When he was finally discharged a week later, despite getting the aftercare instructions in Spanish, all he understood was that he had to continue taking medicine, he said.
Eileen Johnson, Northwestern’s manager of interpretation services, said with a virus so little understood, clear communication has been vital. Especially during end-of-life conversations, she said, having a human presence is important.
“It’s really comforting to our patients and their families,” she said.

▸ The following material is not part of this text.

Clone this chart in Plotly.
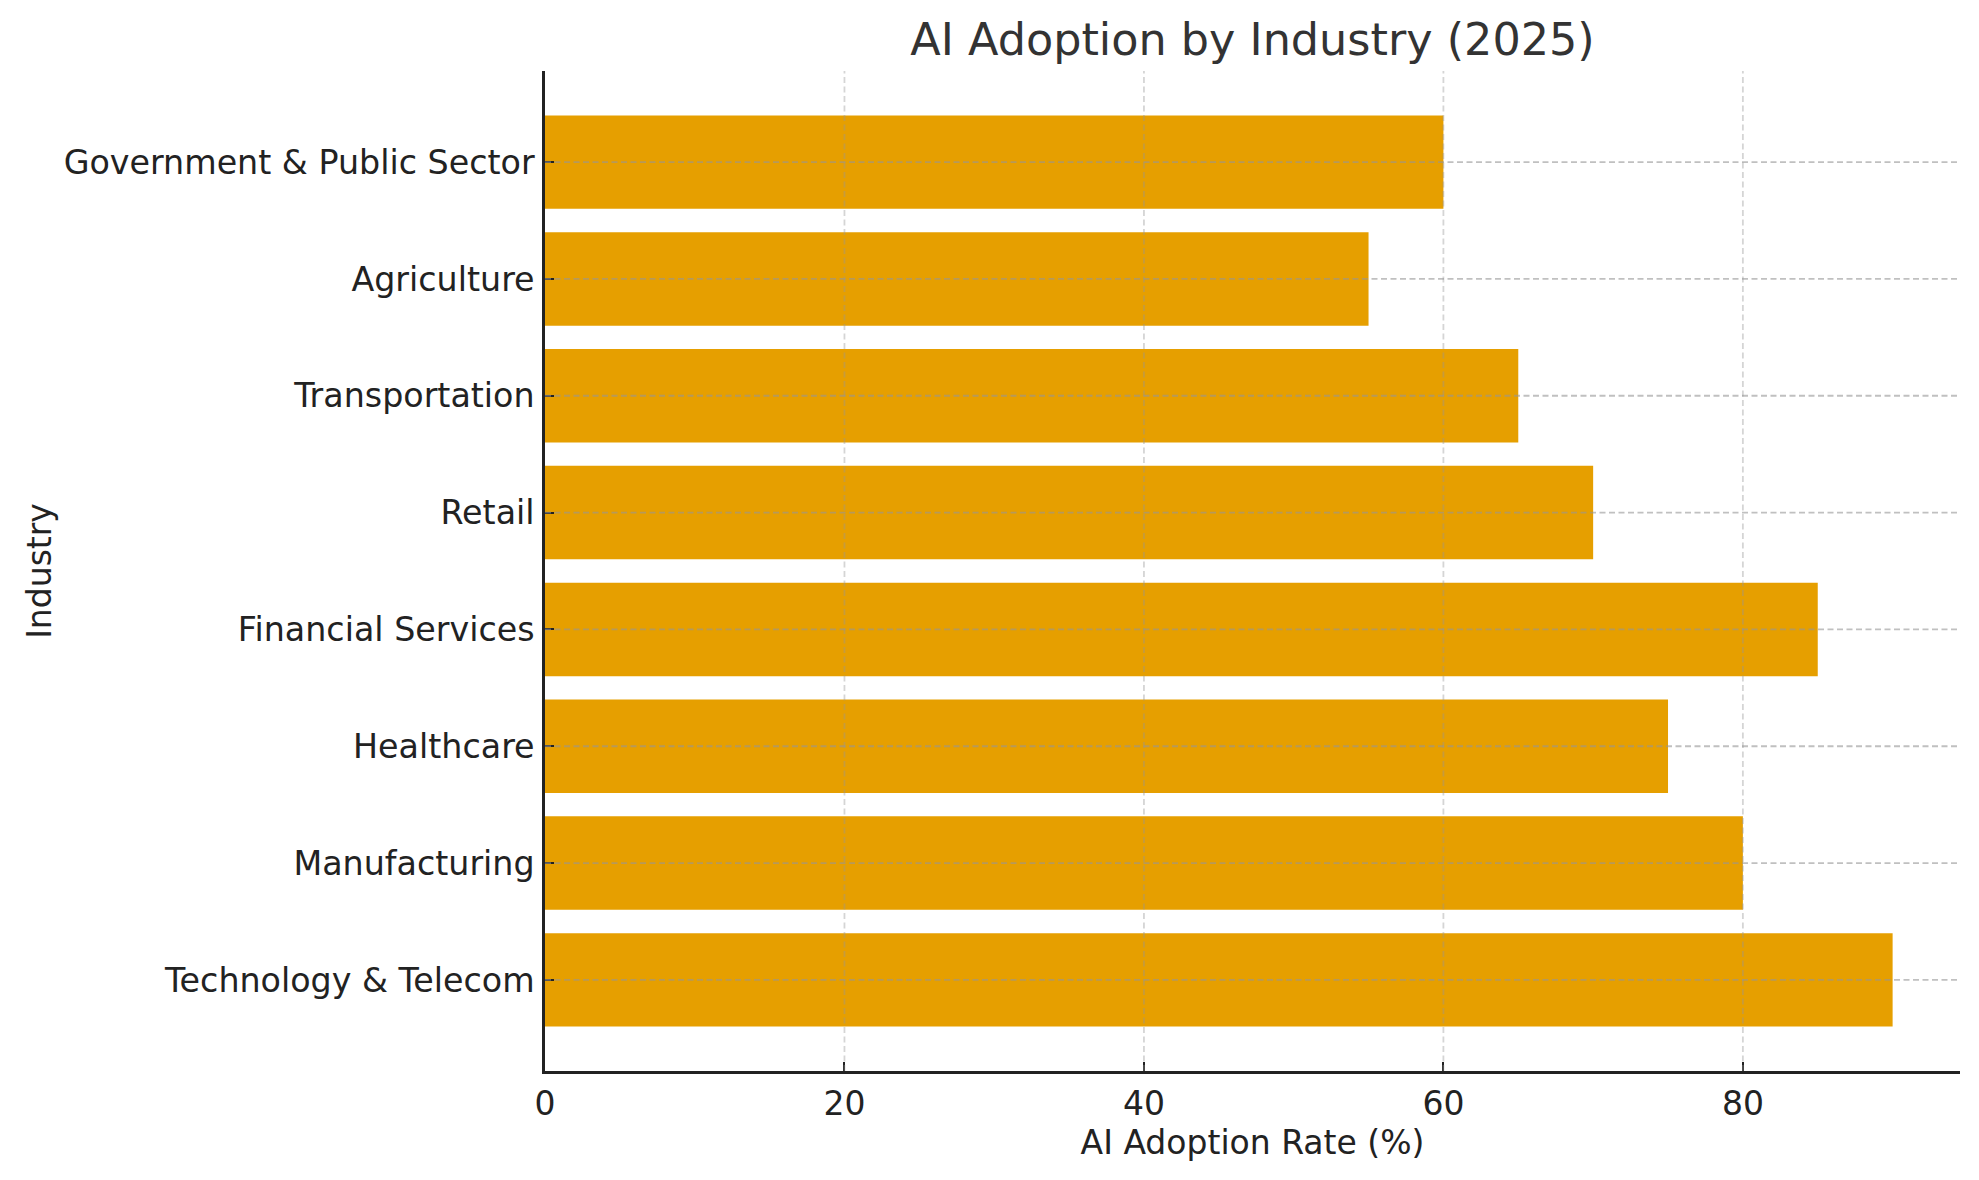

At Sinai Health System, which serves predominantly Latino communities on the Southwest and West sides, there are 30 caregivers who are bilingual and bicultural professionals, said Raul Garcia, the director of community relations. They include interpreters, social workers, community health workers, family case managers and mental health professionals.
Despite the high number of infections, Garcia believes the help with translation has been sufficient, “but if we had more, it would be much better,” he said.

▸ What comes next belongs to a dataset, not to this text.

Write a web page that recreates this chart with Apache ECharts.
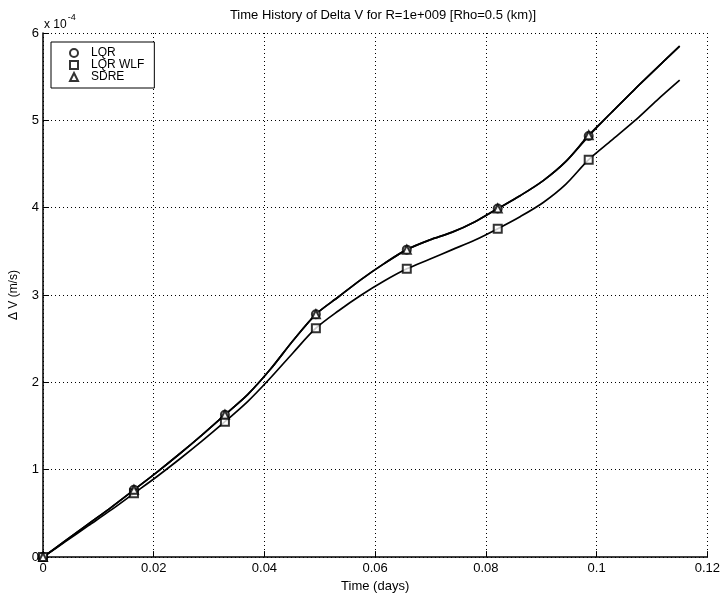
<!DOCTYPE html>
<html>
<head>
<meta charset="utf-8">
<script src="https://cdn.jsdelivr.net/npm/echarts@6/dist/echarts.min.js"></script>
<style>
html,body{margin:0;padding:0;background:#fff;}
#chart{width:723px;height:598px;}
</style>
</head>
<body>
<div id="chart"></div>
<script>
// Time in days (dense sampling of the simulated curves)
var timeDays = [0, 0.00411, 0.00821, 0.01232, 0.01643, 0.02054, 0.02464, 0.02875, 0.03286,
  0.03696, 0.04107, 0.04518, 0.04929, 0.05339, 0.0575, 0.06161, 0.06571, 0.06982,
  0.07393, 0.07804, 0.08214, 0.08625, 0.09036, 0.09446, 0.09857, 0.10268, 0.10679,
  0.11089, 0.115];
// Delta V in units of 1e-4 m/s
var lqr = [0, 0.19, 0.38, 0.57, 0.77, 0.97, 1.18, 1.40, 1.63, 1.86, 2.15, 2.48, 2.78, 2.98,
  3.18, 3.36, 3.52, 3.63, 3.72, 3.84, 3.99, 4.14, 4.31, 4.53, 4.82, 5.09, 5.35, 5.60, 5.85];
var lqrWlf = [0, 0.18, 0.36, 0.54, 0.73, 0.92, 1.12, 1.33, 1.55, 1.78, 2.05, 2.34, 2.62, 2.82,
  3.00, 3.16, 3.30, 3.41, 3.52, 3.63, 3.76, 3.90, 4.06, 4.27, 4.55, 4.77, 4.99, 5.23, 5.46];
var sdre = [0, 0.19, 0.38, 0.57, 0.77, 0.97, 1.18, 1.40, 1.63, 1.86, 2.15, 2.48, 2.78, 2.98,
  3.18, 3.36, 3.52, 3.63, 3.72, 3.84, 3.99, 4.14, 4.31, 4.53, 4.83, 5.09, 5.35, 5.60, 5.85];
var markerEvery = 4;
var lastMarkerIndex = 24;
var seriesNames = ['LQR', 'LQR WLF', 'SDRE'];
var seriesSymbols = ['emptyCircle', 'emptyRect', 'emptyTriangle'];
var titleText = 'Time History of Delta V for R=1e+009 [Rho=0.5 (km)]';

var FONT = '"Liberation Sans", Arial, Helvetica, sans-serif';
function pairs(ys) { return timeDays.map(function (t, i) { return [t, ys[i]]; }); }
function markers(ys) {
  var out = [];
  for (var i = 0; i <= lastMarkerIndex; i += markerEvery) out.push([timeDays[i], ys[i]]);
  return out;
}
var allY = [lqr, lqrWlf, sdre];
var series = [];
allY.forEach(function (ys, k) {
  series.push({
    name: seriesNames[k] + ' line', type: 'line', data: pairs(ys), showSymbol: false,
    smooth: 0.3, lineStyle: { color: '#000', width: 1.7 }, itemStyle: { color: '#000' },
    silent: true, z: 2
  });
});
allY.forEach(function (ys, k) {
  series.push({
    name: seriesNames[k], type: 'scatter', data: markers(ys), symbol: seriesSymbols[k],
    symbolSize: 8, itemStyle: { color: '#000', borderColor: '#000', borderWidth: 1.3 }, z: 3
  });
});

var chart = echarts.init(document.getElementById('chart'), null, { renderer: 'canvas' });
chart.setOption({
  animation: false,
  backgroundColor: '#fff',
  title: {
    text: titleText, left: 378, top: 4, textAlign: 'center',
    textStyle: { fontFamily: FONT, fontSize: 13, fontWeight: 'normal', color: '#000' }
  },
  grid: { left: 43, right: 14, top: 33, bottom: 36, containLabel: false },
  legend: {
    data: seriesNames, orient: 'vertical', left: 51, top: 42,
    itemWidth: 8, itemHeight: 8, itemGap: 0, symbolKeepAspect: true,
    padding: [5, 10, 5, 18], borderColor: '#000', borderWidth: 1, backgroundColor: '#fff',
    textStyle: { fontFamily: FONT, fontSize: 12, lineHeight: 12, color: '#000', padding: [0, 0, 0, 8] },
    selectedMode: false
  },
  xAxis: {
    type: 'value', min: 0, max: 0.12, interval: 0.02,
    name: 'Time (days)', nameLocation: 'middle', nameGap: 19,
    nameTextStyle: { fontFamily: FONT, fontSize: 13, color: '#000' },
    axisLine: { show: true, onZero: false, lineStyle: { color: '#000', width: 1.5 } },
    axisTick: { show: true, inside: true, length: 6, lineStyle: { color: '#000' } },
    axisLabel: { margin: 5, fontFamily: FONT, fontSize: 13, color: '#000',
      formatter: function (v) { return String(+v.toFixed(2)); } },
    splitLine: { show: true, lineStyle: { color: '#000', width: 1, type: [1, 3] } }
  },
  yAxis: {
    type: 'value', min: 0, max: 6, interval: 1,
    name: '\u0394 V (m/s)', nameLocation: 'middle', nameGap: 23, nameRotate: 90,
    nameTextStyle: { fontFamily: FONT, fontSize: 12, color: '#000' },
    axisLine: { show: true, onZero: false, lineStyle: { color: '#000', width: 1.5 } },
    axisTick: { show: true, inside: true, length: 6, lineStyle: { color: '#000' } },
    axisLabel: { margin: 4, fontFamily: FONT, fontSize: 13, color: '#000' },
    splitLine: { show: true, lineStyle: { color: '#000', width: 1, type: [1, 3] } }
  },
  graphic: [{
    type: 'text', left: 44, top: 13,
    style: {
      text: '{a|x 10}{b|-4}', fontFamily: FONT,
      rich: {
        a: { fontFamily: FONT, fontSize: 12, color: '#000', verticalAlign: 'bottom', padding: [6, 0, 0, 0] },
        b: { fontFamily: FONT, fontSize: 9, color: '#000', verticalAlign: 'top', padding: [0, 0, 8, 1] }
      }
    }
  }],
  series: series
});
</script>
</body>
</html>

At Rush, staffers have treated COVID-19 patients speaking an estimated 60 languages. As a doctor who speaks multiple languages, Mirza knows the look of relief on patients’ faces when they realize she speaks Urdu.
But she also knows the challenges when a language isn’t shared. One patient, for example, thought doctors were saying the patient was about to die. Instead, doctors were communicating that the patient would be put on a ventilator.
People might nod as if they understand, Mirza said, but once an interpreter is involved, they share more detail about their condition.
The Joint Commission, which offers accreditation to hospitals, requires hospitals to have interpretation services and provide information tailored to a patient’s language. This can include staffers or translation through phone or video.
But first, patients must know they have this option. Hospitals vary on how they make clear to patients their language options. At Edward-Elmhurst Health system, staffers wear tags saying what languages they speak. At Advocate Health Care, each patient is asked whether they need an interpreter.
Guerrero said that while some patients are not comfortable communicating their symptoms through a third party, having someone who speaks their language still brings some level of comfort. “If they speak Spanish, it gives the patients … a sense of security that even though it’s an unprecedented time, they are going to get them the help they need.”
In the neighboring town of Cicero, Irene Romulo made sure the community had information about COVID-19 in Spanish.
Residents turned to her publication, Cicero Independiente, which publishes articles in Spanish and English, to learn about the virus, where to get tested and where to get help. The publication has a number of stories that highlight the unique struggles of the Latino community.
In April, after her grandfather died of COVID-19 complications, Romulo wrote an editorial: No, It’s Not that Latinx People Don’t Care, It’s Our Governments That Don’t. It was a response to public officials suggesting that Latinos were being disproportionally affected by the virus because they were careless, she said.
“As a country, as a town, we could have been more prepared for this; to address the systematic factors that lead to this,” Romulo said.